Showroom etiquette is something to keep in mind. Most shows are crowded. Often the aisles immediately around the judging are the worst. Please be considerate.
The Standard of Perfection is at the heart of all shows. Get to know your breed really well. Study not only the section on your breed but the general disqualifications and defects.
Judging generally follows the pyramid outlined earlier. When the show is large enough the classes will be broken up between different judges, then they confer for champions.
Poultry is judged differently from most other species. In our hobby you place the birds in the cage and the judge works the aisle, looking at each bird without the exhibitor being involved. In fact, many times the exhibitor isn’t even aware when their bird is judged.
Don’t bother the judges while they are working. Save your questions till they are done. Most shows block off the aisles while a judge is working in that section.
If you do have questions about your birds, ask specific questions but don’t expect the judge to go over each and every bird you brought.
And above all else: Be a good sport
The Coop Card
Let’s review this coop tag. See that little check mark in the upper-left-hand corner? That is the judge’s shorthand to help him with judging. Each judge has their own method of reminding themselves about the birds.
The “1” was written first as it was the best cockerel in the White Plymouth Rocks. Then the RV was written because it was the Reserve or second best White Plymouth Rock. Next it was designated as Reserve of Breed meaning it had beaten all other Plymouth Rocks, except one.
At the bottom of the card you see Reserve Champion American. Yes, there was “English” scratched out because judges are human and they do make mistakes!
Finally, the “Reserve Champion LF by a Junior” was written
telling us this was the second best Large Fowl in the Junior Show.
An interesting question. What Breed and Variety was the Champion Large Fowl in the Junior Show? Believe it or not, in this case the tag does tell us this information.
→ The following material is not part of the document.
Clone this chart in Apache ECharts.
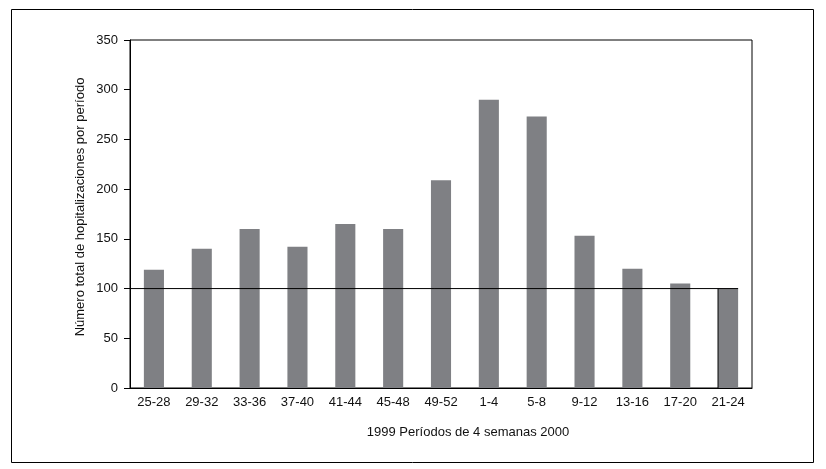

Because our bird was the RV and RB, we know the top placed bird had to also be a White Plymouth Rock. What we won’t know is whether it was a cock, hen or pullet. For that information you’d have to look at other tags. So, as you can see your tag sometimes tells you information about other birds in the show.
The End of the Show
As the show is winding down, don’t be that person that tries to sneak out early. Wait until word is given that you may coop out. As in all other things, be considerate while cooping out and hauling things back to your vehicle.
Also, make sure you cooped-out your birds, not others. In the melee of cooping out mistakes do
Upping Your Game
Hatchery vs Standard-Bred
Let’s face it most fanciers begin with either sale birds or chicks they gotten from a hatchery or farm store. Most of these are fair representations, though a few obvious culls surface such as single combs in Sebright bantams. Still, this is an excellent, low cost way for a family to enter the show circuit. They can get a feel for the process; decide which type of bird they like best and then they can move up to better quality.
Once you’ve settled on a breed you will probably want to seek out a knowledgeable breeder of your favorite fowl. Talking with them you can learn about the breed and they can give you pointers on either improving your stock or where to obtain better birds.
Buying better birds always ups-your-game but then you have to exhibit sound livestock husbandry skills to breed them going forward.
You should consider joining the American Poultry Association and if you have just bantams also the American Bantam Association. They both have point programs where you accumulate points for your wins. Additionally both have yearbooks that list judges, breeders, advertising, articles and more. This is how you stay connected to the hobby at large.
Also, you should consider joining the breed club of whatever fowl you choose. That group will be solely focused on the breed and will help with issues unique to that breed.